Proof: Since $\sigma_{aa'} = \sum_b \Psi_{a'b}^* \Psi_{ab} = \left( \sum_b \Psi_{ab}^* \Psi_{a'b} \right)^* = \sigma_{a'a}^* \,,$ the density operator is Hermitian, $$\rho_1^{\dagger} = \rho_1$$. This implies that all eigenvalues of $$\rho_1$$ are real. The fact that all eigenvalues of $$\rho_1$$ lie between 0 and 1 can be established as follows. For any state $$| \varphi \rangle$$ in $$\mathcal{H}_1$$, we have $\langle \varphi | \rho_1 | \varphi \rangle = \sum_{aa'} \sigma_{a'a} \langle \varphi | a' \rangle \langle a | \varphi \rangle = \sum_{a,a',b} \langle \Psi | a b \rangle \langle a | \varphi \rangle \langle \varphi | a' \rangle \langle a' b | \Psi \rangle \,,$ or $\langle \varphi | \rho_1 | \varphi \rangle = \langle \Psi | P_{\varphi} | \Psi \rangle \,, \qquad P_{\varphi} = | \varphi \rangle \langle \varphi | \otimes I_2 \,.$ Here, $$P_{\varphi}$$ is the projection operator that projects any state of subsystem $$S_1$$ onto $$| \varphi \rangle$$, and its expectation value must lie in the interval $$[0,1]$$.

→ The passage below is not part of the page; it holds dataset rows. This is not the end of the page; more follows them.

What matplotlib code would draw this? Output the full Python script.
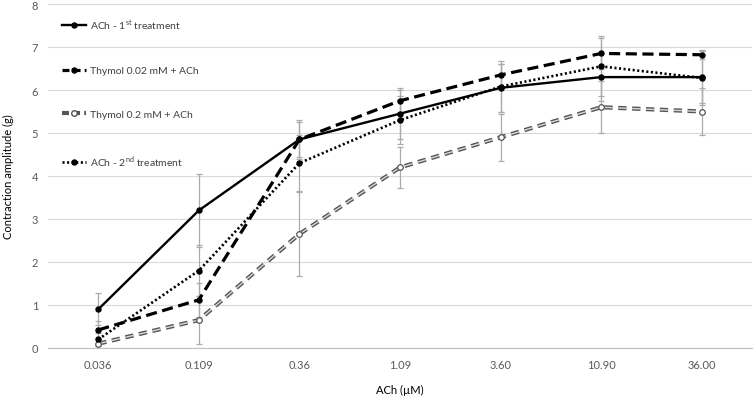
import matplotlib
matplotlib.use("Agg")
import matplotlib.pyplot as plt
from matplotlib.lines import Line2D

plt.rcParams['font.family'] = ['Lato', 'DejaVu Sans']
plt.rcParams['lines.scale_dashes'] = False

categories = ["0.036", "0.109", "0.36", "1.09", "3.60", "10.90", "36.00"]
ach1 = [0.90, 3.20, 4.85, 5.45, 6.05, 6.30, 6.30]
ach1_err = [0.37, 0.85, 0.45, 0.60, 0.55, 0.55, 0.60]
thy002 = [0.42, 1.12, 4.85, 5.75, 6.35, 6.85, 6.82]
thy002_err = [0.20, 0.40, 0.40, 0.25, 0.25, 0.35, 0.10]
thy02 = [0.10, 0.65, 2.65, 4.20, 4.90, 5.60, 5.50]
thy02_err = [0.12, 0.55, 0.98, 0.47, 0.55, 0.60, 0.55]
ach2 = [0.20, 1.80, 4.30, 5.30, 6.08, 6.55, 6.28]
ach2_err = [0.15, 0.60, 0.65, 0.55, 0.60, 0.70, 0.63]

labels = ["ACh - 1$^{\\mathregular{st}}$ treatment", "Thymol 0.02 mM + ACh",
          "Thymol 0.2 mM + ACh", "ACh - 2$^{\\mathregular{nd}}$ treatment"]

fig = plt.figure(figsize=(7.54, 4.02), dpi=100)
ax = fig.add_axes([48/754, 53/402, 704/754, 344/402])
x = list(range(len(categories)))

ecol = '#ababab'
for y, e in [(ach1, ach1_err), (thy002, thy002_err), (thy02, thy02_err), (ach2, ach2_err)]:
    ax.errorbar(x, y, yerr=e, fmt='none', ecolor=ecol, elinewidth=0.9, capsize=2.5, capthick=0.9, zorder=2)

ms = 3.6
# ACh 1st
ax.plot(x, ach1, color='black', lw=1.7, marker='o', ms=ms, mfc='black', mec='black', zorder=5)
# Thymol 0.02
ax.plot(x, thy002, color='black', lw=2.3, dashes=(8, 4), marker='o', ms=ms, mfc='black', mec='black', zorder=4)
# Thymol 0.2 (double line effect)
ax.plot(x, thy02, color='#555555', lw=3.0, dashes=(6, 4), dash_capstyle='butt', zorder=3)
ax.plot(x, thy02, color='#d9d9d9', lw=1.0, dashes=(6, 4), dash_capstyle='butt', zorder=3.1)
ax.plot(x, thy02, ls='none', marker='o', ms=ms + 0.4, mfc='white', mec='#555555', mew=0.9, zorder=3.2)
# ACh 2nd
ax.plot(x, ach2, color='black', lw=1.9, dashes=(1.5, 1.8), marker='o', ms=ms, mfc='black', mec='black', zorder=4.5)

ax.set_xlim(-0.5, len(categories) - 0.5)
ax.set_ylim(0, 8)
ax.set_xticks(x)
ax.set_xticklabels(categories)
ax.set_yticks(range(0, 9))
ax.tick_params(axis='both', length=0, labelsize=8, colors='#595959')
ax.tick_params(axis='y', pad=7)
ax.tick_params(axis='x', pad=8)
ax.grid(axis='y', color='#d9d9d9', lw=0.8)
ax.set_axisbelow(True)
for s in ['top', 'right', 'left']:
    ax.spines[s].set_visible(False)
ax.spines['bottom'].set_color('#bfbfbf')
ax.spines['bottom'].set_linewidth(0.8)

ax.set_xlabel("ACh (µM)", fontsize=8, color='#000000')
ax.xaxis.set_label_coords((400 - 48) / 704, -(390 - 349) / 344)
ax.xaxis.label.set_va('center')
ax.set_ylabel("Contraction amplitude (g)", fontsize=8, color='#000000')
ax.yaxis.set_label_coords(-(48 - 8) / 704, 0.5)
ax.yaxis.label.set_va('center')

# legend
h1 = Line2D([], [], color='black', lw=1.7, marker='o', ms=ms)
h2 = Line2D([], [], color='black', lw=2.3, dashes=(5, 3), marker='o', ms=ms)
h3 = Line2D([], [], color='#555555', lw=3.0, dashes=(5, 3), marker='o', ms=ms + 0.4, mfc='white', mec='#555555')
h4 = Line2D([], [], color='black', lw=1.9, dashes=(1.5, 1.8), marker='o', ms=ms)
leg = ax.legend([h1, h2, h3, h4], labels, loc='upper left', bbox_to_anchor=(4 / 704, 1 - 3 / 344),
                frameon=False, fontsize=7.5, labelspacing=3.3, handlelength=2.3,
                handletextpad=0.35, borderaxespad=0.6, borderpad=0.4)
for t in leg.get_texts():
    t.set_color('#404040')

fig.savefig("out.png", dpi=100)
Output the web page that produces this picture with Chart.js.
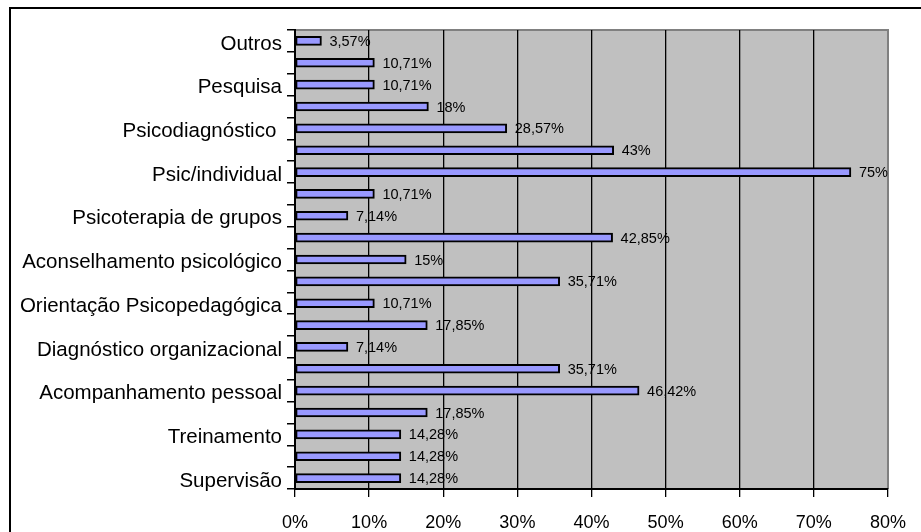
<!DOCTYPE html>
<html>
<head>
<meta charset="utf-8">
<script src="https://cdn.jsdelivr.net/npm/chart.js@4/dist/chart.umd.min.js"></script>
<style>
  body { margin: 0; background: #fff; }
  canvas { display: block; }
</style>
</head>
<body>
<canvas id="grafico" width="921" height="532"></canvas>
<script>
// Categorias (só metade das linhas tem nome visível no original)
const categorias = [
  "Outros", "", "Pesquisa", "", "Psicodiagnóstico ", "", "Psic/individual", "",
  "Psicoterapia de grupos", "", "Aconselhamento psicológico", "",
  "Orientação Psicopedagógica", "", "Diagnóstico organizacional", "",
  "Acompanhamento pessoal", "", "Treinamento", "", "Supervisão"
];
const percentuais = [
  3.57, 10.71, 10.71, 18, 28.57, 43, 75, 10.71,
  7.14, 42.85, 15, 35.71,
  10.71, 17.85, 7.14, 35.71,
  46.42, 17.85, 14.28, 14.28, 14.28
];
const ticksX = [0, 10, 20, 30, 40, 50, 60, 70, 80];

const fonte = "'Liberation Sans', Arial, sans-serif";

// fundo cinza da área do gráfico + moldura
const fundo = {
  id: "fundo",
  beforeDraw(chart) {
    const { ctx, chartArea: a } = chart;
    ctx.save();
    ctx.fillStyle = "#c0c0c0";
    ctx.fillRect(a.left, a.top, a.right - a.left, a.bottom - a.top);
    ctx.strokeStyle = "#808080";
    ctx.lineWidth = 2;
    ctx.beginPath();
    ctx.moveTo(a.left, a.top);
    ctx.lineTo(a.right, a.top);
    ctx.lineTo(a.right, a.bottom);
    ctx.stroke();
    // moldura externa
    ctx.strokeStyle = "#000";
    ctx.lineWidth = 2;
    ctx.beginPath();
    ctx.moveTo(10, 532);
    ctx.lineTo(10, 8);
    ctx.lineTo(921, 8);
    ctx.stroke();
    ctx.restore();
  }
};

// rótulos de valor à direita das barras
const rotulos = {
  id: "rotulos",
  afterDatasetsDraw(chart) {
    const { ctx } = chart;
    const meta = chart.getDatasetMeta(0);
    ctx.save();
    ctx.font = "14.5px " + fonte;
    ctx.fillStyle = "#000";
    ctx.textAlign = "left";
    ctx.textBaseline = "middle";
    meta.data.forEach((bar, i) => {
      const txt = String(percentuais[i]).replace(".", ",") + "%";
      ctx.fillText(txt, bar.x + 8, bar.y + 1);
    });
    ctx.restore();
  }
};

new Chart(document.getElementById("grafico"), {
  type: "bar",
  data: {
    labels: categorias,
    datasets: [{
      data: percentuais,
      backgroundColor: "#9999ff",
      borderColor: "#000",
      borderWidth: 2,
      borderSkipped: false,
      barThickness: 9
    }]
  },
  options: {
    indexAxis: "y",
    responsive: false,
    animation: false,
    events: [],
    layout: { padding: { top: 30, right: 32, bottom: 0, left: 0 } },
    plugins: { legend: { display: false }, tooltip: { enabled: false } },
    scales: {
      x: {
        min: 0,
        max: 80,
        afterBuildTicks(scale) { scale.ticks = ticksX.map(v => ({ value: v })); },
        afterFit(scale) { scale.height = 43; },
        border: { color: "#000", width: 2 },
        grid: {
          color: c => (c.tick && c.tick.value === 80 ? "#808080" : "#000"),
          lineWidth: 1.3,
          tickLength: 8,
          tickColor: "#000"
        },
        ticks: {
          color: "#000",
          font: { family: fonte, size: 18 },
          padding: 15,
          maxRotation: 0,
          callback: v => v + "%"
        }
      },
      y: {
        afterFit(scale) { scale.width = 295; },
        border: { color: "#000", width: 2 },
        grid: {
          drawOnChartArea: false,
          offset: true,
          tickLength: 8,
          tickColor: "#000",
          lineWidth: 1.5
        },
        ticks: {
          color: "#000",
          autoSkip: false,
          font: { family: fonte, size: 20.5 },
          padding: 5,
          labelOffset: 3
        }
      }
    }
  },
  plugins: [fundo, rotulos]
});
</script>
</body>
</html>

2. The density matrix satisfies $\operatorname{Tr} \rho_1^2 \le 1 \,.$
Proof: It follows from the previous property that $$\rho_1$$ can be diagonalized: $\rho_1 = \sum_{n} p_n | n \rangle \langle n | \,,$ where $$\{ | n \rangle \}$$ is an orthonormal basis in $$\mathcal{H}_1$$, and eigenvalues $$p_n$$ are such that $$0 \le p_n \le 1$$ and $\operatorname{Tr} \rho_1 = \sum_n p_n = 1 \,.$ Then, $\operatorname{Tr} \rho_1^2 = \sum_n p_n^2 \le 1 \,.$

The subsystem $$S_1$$ is in a mixed state if $$\operatorname{Tr} \rho_1^2 < 1$$, and in a pure state if $$\operatorname{Tr} \rho_1^2 = 1$$. The latter is the case if and only if the state $$| \Psi \rangle$$ of the whole system $$S$$ is a product state, $$| \Psi \rangle = | \psi_1 \rangle \otimes | \psi_2 \rangle$$ with $$| \psi_1 \rangle \in \mathcal{H}_1$$ and $$| \psi_2 \rangle \in \mathcal{H}_2$$.